Después recordé que alguien estuvo acosando a Janet llamándola por teléfono. (Su nombre de soltera, que usa profesionalmente, está en el listín telefónico.)

Llamamos a la policía. ¿Qué nombre les habían dado?

Por supuesto, el de Janet.

Al cabo de una semana había escrito un relato de los viudos negros basado en el incidente. Lo titulé:
Police at the Door
(La policía en la puerta) y fue publicado en el número de junio de 1998 de
EQMM
.

144. Heinz Pagels

Almorcé con Heinz Pagels el 12 de abril de 1982 y llegué a conocerle bien. Era un hombre alto, con la frente despejada y una melena prematuramente canosa que contrastaba de manera extraña con su aspecto juvenil. Parecía incluso más joven de lo que sus cuarenta y dos años indicaban.
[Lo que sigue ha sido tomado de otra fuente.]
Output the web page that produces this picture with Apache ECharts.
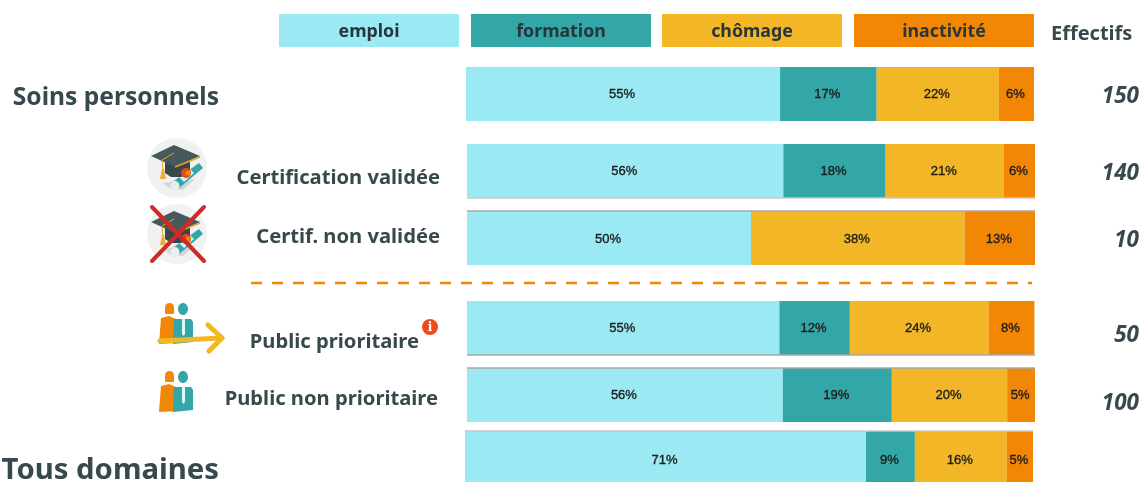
<!DOCTYPE html>
<html lang="fr">
<head>
<meta charset="utf-8">
<title>Situation des sortants</title>
<script src="https://cdn.jsdelivr.net/npm/echarts@6/dist/echarts.min.js"></script>
<style>
  html, body { margin: 0; padding: 0; background: #fff; }
  #chart { width: 1142px; height: 482px; }
</style>
</head>
<body>
<div id="chart"></div>
<script>
// Donnees (en %)
const rowNames = ['Soins personnels', 'Certification validée', 'Certif. non validée', 'Public prioritaire', 'Public non prioritaire', 'Tous domaines']
const statusNames = ['emploi', 'formation', 'chômage', 'inactivité']
const emploi = [55.3, 55.7, 50, 55, 55.6, 70.6]
const formation = [17, 18, null, 12.4, 19.2, 8.6]
const chomage = [21.5, 20.8, 37.6, 24.4, 20.3, 16.2]
const inactivite = [6.2, 5.5, 12.6, 8.1, 4.9, 4.6]
const effectifs = ['150', '140', '10', '50', '100', '']

const statusValues = [emploi, formation, chomage, inactivite]
const statusColors = ['#9ae9f3', '#33a6a8', '#f2b626', '#f28705']
const TEXT_DARK = '#37494c'
const FONT = '"Noto Sans", sans-serif'

// Position de chaque barre : [gauche, droite, haut, bas]
const rowBoxes = [
  [466, 1034, 67, 121],
  [467, 1035, 144, 198],
  [467, 1035, 211, 265],
  [467, 1035, 301, 355],
  [467, 1035, 368, 422],
  [465, 1033, 431, 487]
]
const effectifY = [97, 174, 241, 336, 404, 0]
const labelShift = [0, 0, 1, 0, 0, 4]
// Libelles : [x droite, y centre, taille]
const rowLabels = [
  [219, 98, 24.6],
  [440, 178, 20.2],
  [440, 237, 20.2],
  [419, 342, 20.2],
  [438, 399, 20.2],
  [219, 471, 29.3]
]
// Filets gris au bord de certaines barres : [ligne, y, couleur]
const edgeLines = [
  [1, 198, '#c8c8c8'],
  [2, 211, '#a9a9a9'],
  [3, 355, '#a9a9a9'],
  [4, 368, '#a9a9a9'],
  [5, 431, '#c8c8c8']
]

const text = (x, y, value, fontSize, align, extra) => ({
  type: 'text',
  x,
  y,
  silent: true,
  style: Object.assign({
    text: value,
    fontSize,
    fontFamily: FONT,
    fontWeight: 700,
    fill: TEXT_DARK,
    align,
    verticalAlign: 'middle'
  }, extra || {})
})

// Icone diplome + toque
const capIcon = (cx, cy) => ({
  type: 'group',
  x: cx,
  y: cy,
  silent: true,
  children: [
    { type: 'circle', shape: { cx: 0, cy: 0, r: 30 }, style: { fill: '#f1f1f1' } },
    { type: 'polygon', shape: { points: [[-14, 15], [18, 11], [6, 22], [-6, 21]] }, style: { fill: '#d3d6d8' } },
    { type: 'polygon', shape: { points: [[-6, 15], [22, -5], [26, 0], [1, 21]] }, style: { fill: '#33a6a8' } },
    { type: 'polygon', shape: { points: [[2, 9], [13, 1], [17, 5], [7, 14]] }, style: { fill: '#dfeef0' } },
    { type: 'ellipse', shape: { cx: -2, cy: 18, rx: 4.5, ry: 5 }, style: { fill: '#e8eef0' } },
    { type: 'polygon', shape: { points: [[-12, -6], [13, -6], [13, 5], [4, 9], [-6, 9], [-12, 5]] }, style: { fill: '#38474a' } },
    { type: 'polygon', shape: { points: [[-26, -12], [-3, -23], [23, -12], [-2, -1]] }, style: { fill: '#46595c' } },
    { type: 'line', shape: { x1: -2, y1: -1, x2: 23, y2: -11 }, style: { stroke: '#e2a826', lineWidth: 1.5 } },
    { type: 'line', shape: { x1: -3, y1: -15, x2: -15, y2: -8 }, style: { stroke: '#e2a826', lineWidth: 1 } },
    { type: 'line', shape: { x1: -15, y1: -8, x2: -14, y2: 2 }, style: { stroke: '#e2a826', lineWidth: 1 } },
    { type: 'polygon', shape: { points: [[-15, 1], [-13, 1], [-11, 11], [-17, 11]] }, style: { fill: '#f2a93a' } },
    { type: 'circle', shape: { cx: 9, cy: 5, r: 5 }, style: { fill: '#e2491c' } },
    { type: 'circle', shape: { cx: 11, cy: 5, r: 2.5 }, style: { fill: '#f28705' } }
  ]
})

// Icone deux personnes
const peopleIcon = (x, y) => ({
  type: 'group',
  x,
  y,
  silent: true,
  children: [
    { type: 'rect', shape: { x: 6, y: 0, width: 9, height: 11, r: [5, 5, 1, 1] }, style: { fill: '#f28705' } },
    { type: 'polygon', shape: { points: [[2, 15], [10, 13], [17, 16], [20, 40], [0, 41]] }, style: { fill: '#f28705' } },
    { type: 'ellipse', shape: { cx: 24, cy: 6, rx: 5, ry: 6 }, style: { fill: '#33a6a8' } },
    { type: 'polygon', shape: { points: [[15, 16], [32, 16], [34, 19], [34, 39], [14, 41]] }, style: { fill: '#33a6a8' } },
    { type: 'polygon', shape: { points: [[23, 16], [26, 16], [26, 31], [24.5, 33], [23, 31]] }, style: { fill: '#e4f7f7' } }
  ]
})

const redCross = (x1, y1, x2, y2) => [0, 1].map(i => ({
  type: 'line',
  silent: true,
  shape: i === 0 ? { x1, y1, x2, y2 } : { x1: x2, y1, x2: x1, y2 },
  style: { stroke: '#cf2a2a', lineWidth: 4, lineCap: 'round' }
}))

const legendBoxes = [[279, 459], [471, 651], [662, 842], [854, 1034]]

const graphics = [
  ...legendBoxes.flatMap((b, i) => [
    { type: 'rect', silent: true, shape: { x: b[0], y: 14, width: b[1] - b[0], height: 33 }, style: { fill: statusColors[i] } },
    text((b[0] + b[1]) / 2, 32, statusNames[i], 17.8, 'center', { fill: '#26363a' })
  ]),
  text(1051, 34, 'Effectifs', 20, 'left'),
  ...rowNames.map((n, i) => text(rowLabels[i][0], rowLabels[i][1], n, rowLabels[i][2], 'right')),
  ...effectifs.map((v, i) => text(1139, effectifY[i], v, 22.5, 'right', { fontStyle: 'italic' })),
  capIcon(177, 168),
  capIcon(177, 234),
  ...redCross(152, 207, 204, 261),
  { type: 'line', silent: true, shape: { x1: 251, y1: 283, x2: 1032, y2: 283 }, style: { stroke: '#f28705', lineWidth: 2.5, lineDash: [11, 10] } },
  peopleIcon(159, 303),
  { type: 'line', silent: true, shape: { x1: 160, y1: 341, x2: 222, y2: 338 }, style: { stroke: '#f2b626', lineWidth: 5, lineCap: 'round' } },
  { type: 'polyline', silent: true, shape: { points: [[208, 325], [222, 338], [209, 351]] }, style: { stroke: '#f2b626', lineWidth: 5, lineCap: 'round', lineJoin: 'round', fill: 'none' } },
  peopleIcon(159, 371),
  { type: 'circle', silent: true, shape: { cx: 430, cy: 327, r: 8 }, style: { fill: '#ee4b1f' } },
  text(430, 327.5, 'i', 12, 'center', { fill: '#fff', fontFamily: '"DejaVu Serif", serif' }),
  ...edgeLines.map(e => ({
    type: 'line',
    silent: true,
    z: 10,
    shape: { x1: rowBoxes[e[0]][0], y1: e[1], x2: rowBoxes[e[0]][1], y2: e[1] },
    style: { stroke: e[2], lineWidth: 1.5 }
  }))
]

const grids = rowBoxes.map(b => ({ left: b[0], top: b[2], width: b[1] - b[0], height: b[3] - b[2] }))

const xAxes = rowBoxes.map((_, i) => ({ type: 'value', gridIndex: i, min: 0, max: 100, show: false }))
const yAxes = rowBoxes.map((_, i) => ({ type: 'category', gridIndex: i, data: [rowNames[i]], show: false }))

const series = rowNames.flatMap((_, row) => statusNames.map((name, s) => ({
  name,
  type: 'bar',
  stack: 'row' + row,
  xAxisIndex: row,
  yAxisIndex: row,
  barWidth: '100%',
  silent: true,
  data: [statusValues[s][row]],
  itemStyle: { color: statusColors[s] },
  label: {
    show: statusValues[s][row] != null,
    position: 'inside',
    offset: [-1, labelShift[row]],
    formatter: p => Math.round(p.value) + '%',
    fontFamily: '"Liberation Sans", Arial, sans-serif',
    fontSize: 13,
    fontWeight: 400,
    color: '#1c1c1c',
    textBorderColor: '#1c1c1c',
    textBorderWidth: 0.35
  }
})))

const chart = echarts.init(document.getElementById('chart'), null, { renderer: 'canvas' })
chart.setOption({
  animation: false,
  backgroundColor: '#fff',
  grid: grids,
  xAxis: xAxes,
  yAxis: yAxes,
  series,
  graphic: graphics
})
</script>
</body>
</html>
Era un físico brillante que pronto elegirían presidente de la Academia de Ciencias de Nueva York. Escribió varios libros sobre mecánica cuántica, incluido
The Cosmic Code
, que leí con gran placer.

En mi opinión era la más brillante de las lumbreras que acudían a las cenas de Hugh Downs. También dirigía el Reality Club, un grupo de mentes preclaras que se reunían más o menos todos los meses en distintos lugares de Manhattan para escuchar charlas de más que notable erudición y para discutir posteriormente sobre el tema. Me invitaron a participar, pero no fui con regularidad. Hubo algunos momentos muy interesantes en las pocas sesiones a las que asistí. Di mi propia conferencia en el Reality Club el 7 de mayo de 1987, y por supuesto, hablé sobre ciencia ficción.

El 5 de noviembre de ese mismo año, Alan Guth dio una conferencia fascinante sobre el “Universo inflacionario”, una teoría que fue el primero en presentar.

Algún tiempo antes yo había oído hablar a Heinz por primera vez de la teoría inflacionaria del Universo. Él me explicó que era posible que el Universo se hubiera iniciado con una partícula subatómica que representaba apenas una fluctuación cuántica en un mar infinito de “vacío falso”.